Forced-arbitration clauses are common in contracts for things like credit cards and car loans, and banks argue that it is a quick way to settle consumers’ disputes without going through drawn-out legal cases.
The CFPB’s rules, however, are subject to the Congressional Review Act, which allows Congress to void any rule with a majority vote. So nearly as soon as the regulation on arbitration was released, the wheels to remove it began to turn.
Arguments for and against the bill
Democrats’ argument in favor of the CFPB rule was pretty simple: They said it allowed consumers to hold banks and financial institutions accountable. The CFPB said class-action lawsuits brought more money back to consumers who had been wronged and arbitration clauses let banks off the hook.
Additionally, Democrats argued that the rule was in part about consumer freedom, giving them the option of going to court instead of being forced into arbitration.
“This rule helped ensure that consumers are not forced to forfeit their rights in settling disputes with big banks and other financial firms and served as a powerful tool for consumers to hold financial institutions accountable,” Democratic Sen. Maggie Hassan said in a statement following the vote.
On the other side, Republicans argued that class-action lawsuits did not benefit consumers and could harm businesses.
A Treasury report argued that plaintiffs in class-action lawsuits were no better off than they were under forced arbitration. There was debate over the numbers in the Treasury report, but the GOP pointed to it as evidence that arbitration worked for consumers and argued that lawsuits were beneficial only to lawyers.
“Now, arbitration is a widely accepted method of resolving disputes between consumers and banks and other financial institutions,” GOP Sen.

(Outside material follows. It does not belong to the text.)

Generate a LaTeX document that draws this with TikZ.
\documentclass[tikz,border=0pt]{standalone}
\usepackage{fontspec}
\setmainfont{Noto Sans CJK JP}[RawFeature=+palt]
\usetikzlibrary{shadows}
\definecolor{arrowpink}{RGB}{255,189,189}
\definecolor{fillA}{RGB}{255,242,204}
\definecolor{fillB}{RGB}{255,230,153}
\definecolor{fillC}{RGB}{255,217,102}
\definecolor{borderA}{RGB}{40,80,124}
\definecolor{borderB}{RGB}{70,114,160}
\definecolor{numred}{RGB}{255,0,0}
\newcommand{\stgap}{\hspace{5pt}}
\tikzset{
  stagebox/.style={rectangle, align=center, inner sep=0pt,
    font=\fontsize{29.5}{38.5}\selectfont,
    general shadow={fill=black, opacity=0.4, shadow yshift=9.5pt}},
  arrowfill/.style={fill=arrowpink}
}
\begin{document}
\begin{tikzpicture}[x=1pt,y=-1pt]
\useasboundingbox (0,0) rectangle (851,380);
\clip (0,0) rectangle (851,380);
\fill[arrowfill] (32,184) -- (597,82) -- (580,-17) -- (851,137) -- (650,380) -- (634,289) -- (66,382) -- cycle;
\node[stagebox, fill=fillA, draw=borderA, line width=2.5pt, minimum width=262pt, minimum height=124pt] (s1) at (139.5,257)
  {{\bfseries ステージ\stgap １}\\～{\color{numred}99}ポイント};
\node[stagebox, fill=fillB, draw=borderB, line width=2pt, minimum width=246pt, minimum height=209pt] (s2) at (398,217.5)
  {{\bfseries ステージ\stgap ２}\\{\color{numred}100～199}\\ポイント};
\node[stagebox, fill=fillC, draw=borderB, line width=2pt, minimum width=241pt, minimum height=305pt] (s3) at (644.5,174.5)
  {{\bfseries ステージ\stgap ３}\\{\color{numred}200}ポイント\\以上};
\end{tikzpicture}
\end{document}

John Cornyn said on Tuesday. “And it actually increases the benefit that flows to the consumer, as opposed to the alternative, which is class-action lawsuits, which enriches lawyers where consumers get pennies on the dollar.”
Additionally, Republicans argued that the rule would leave smaller community banks open to harmful, frivolous lawsuits.
“Further, the rule would harm our community banks and credit unions by opening the door to frivolous lawsuits by special-interest trial lawyers,” a statement from the White House said.
The politics of the bill
The issue became particularly heated after the recent Wells Fargo and Equifax scandals.
In Wells Fargo’s case, it emerged after the bank’s fake-accounts scandal that the bank had included language that forced consumers into arbitration. And Equifax was found to have created a website that pushed people toward arbitration rather than lawsuits following that company’s massive data breach.
Democrats used these two examples as evidence of why the rule was needed and decried the passage of the bill killing the rule. One particularly strong voice was that of Sen. Elizabeth Warren, who has opposed Wall Street for years and campaigned against the bill.
“The American people have watched as Wells Fargo cheated its customers and then used arbitration clauses to try and escape liability,” Warren said Tuesday. “They’ve watched as Equifax negligently allowed hackers to steal the personal financial information of more than half of all American adults, and then use arbitration clauses to try and escape accountability. Politicians have watched it too. And while many of their eyes might be blinded by dollar signs, it may not be enough.”
On the other side, Republicans have long been critical of the CFPB and particularly its director, Richard Cordray. The animosity toward Cordray and the CFPB, along with the Treasury report, most likely pushed on-the-fence GOP members toward supporting the bill.
While some Democrats and Cordray called on President Donald Trump to veto the bill, it is highly unlikely he would do so considering the administration applauded its passage in a statement released Tuesday.
“By repealing this rule, Congress is standing up for everyday consumers and community banks and credit unions instead of the trial lawyers, who would have benefited the most from the CFPB’s uninformed and ineffective policy,” the statement said.